Lo confesso, ho trovato un po’ ingenua la lettera con cui Giorgia Meloni ha voluto celebrare il 25 Aprile. Non erano ingenue le dichiarazioni della premier, ma la speranza di riuscire a pacificare gli animi, sì. Ai militanti della sinistra non importa che il presidente del Consiglio si inchini all’Altare della patria. Nemmeno se cantasse Bella ciao cambierebbero il loro atteggiamento. E la spiegazione è semplice: sono fascisti. Di sinistra, ma fascisti, cioè illiberali. L’opposizione non è interessata alla concordia nazionale auspicata dal capo del governo. Il suo desiderio è il conflitto permanente, la lotta dura e duratura, contro chiunque si opponga al suo disegno. Contro qualsiasi forza politica che abbia diversi obiettivi. Che abbia vinto regolarmente le elezioni, che la maggioranza degli italiani stia dalla parte di chi oggi è chiamato a guidare il Paese, poco conta. Serve invece usare il 25 Aprile, la Resistenza, l’antifascismo e tutto l’armamentario retorico che la Festa della Liberazione si porta dietro come un manganello, contro chi non è di sinistra. Sono questi gli ideali che la sinistra celebra da ottant’anni. Obiettivi ribaditi da uno slogan che si riassume in «Ora e sempre Resistenza». Che non ci sia alcun invasore o dittatore da cacciare, fa niente: alla sinistra e ai suoi referenti interessa mantenere un conflitto permanente, come se la guerra non fosse mai finita, e i nazifascisti non fossero mai stati sconfitti.

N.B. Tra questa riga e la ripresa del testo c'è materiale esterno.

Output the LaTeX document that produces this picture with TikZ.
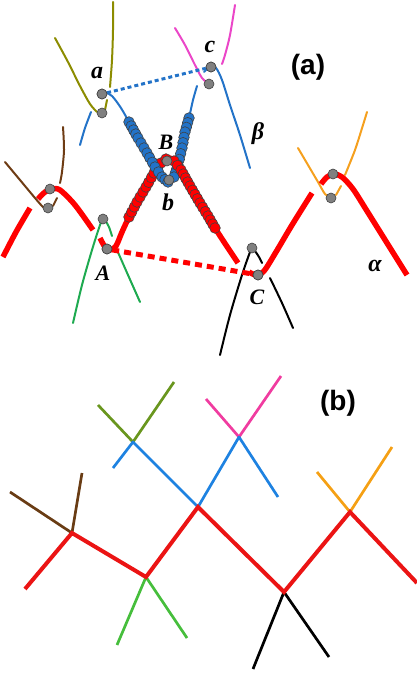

In nessun altro Paese si usa il giorno che dovrebbe rappresentare la pace per fare la guerra. E il 25 Aprile, invece di essere diventata una ricorrenza che unisce, si è trasformata nella giornata che divide, soprattutto quando a vincere è il centrodestra. Cominciò con Berlusconi e ogni anno, quando i compagni sono spodestati dal voto popolare, la storia si ripete, insieme con lugubri manifesti che appendono a testa in giù i politici della parte opposta. È inutile che Giorgia Meloni scriva lettere e nemmeno che si genufletta. Del resto, se Sergio Mattarella fa suo il motto «Ora e sempre Resistenza», che c’è da aspettarsi?
Ps: Sotto la finestra della redazione ho visto sfilare le bandiere rosse con la falce e martello: che c’entrano i simboli di una dittatura con la festa della libertà?